U.S. District Judge Larry Burns concluded that Loughner can probably be made psychologically ready for trial, begging a broader question: What happens next?If the judge finds four months from now that Loughner is ready to stand trial, the case will resume.
If Loughner is found to still be mentally unfit, Burns could give him another four months at the prison facility in Springfield, Mo., though the judge said he'd have to see more progress by Loughner before he grants another extension.
If Burns finds there's no likelihood of Loughner being made mentally ready for trial, he can dismiss the charges under a U.S. Supreme Court ruling that stipulates an individual can't be indefinitely held for trial.
If the charges are dismissed, state and federal authorities would likely petition to have Loughner civilly committed and seek repeated extensions of his commitment until his death.
Loughner's lawyers haven't said whether they intend to present an insanity defense, but noted in court filings that his mental condition will likely be a central issue at trial.

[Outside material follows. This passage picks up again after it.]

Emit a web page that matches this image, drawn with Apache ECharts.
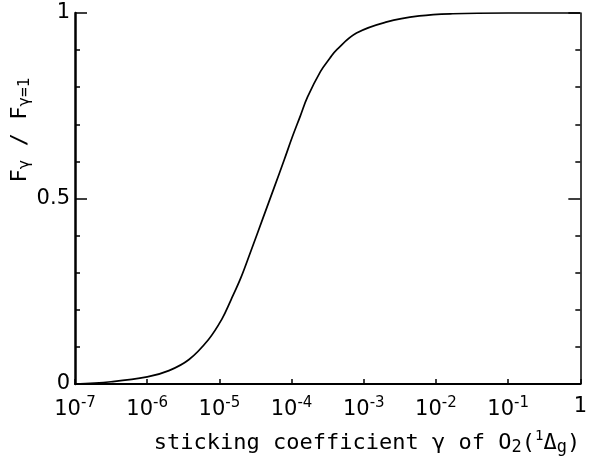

A call to his lead attorney, Judy Clarke, wasn't immediately returned Friday afternoon.
Prosecutors haven't said whether they will seek the death penalty if Loughner goes to trial. But, if so, his attorneys are expected to use his mental condition to save him from a death sentence.
Loughner has pleaded not guilty to 49 charges stemming from the shootings, which killed federal judge John Roll, 9-year-old Christina-Taylor Green and Giffords staffer Gabe Zimmerman, and three others.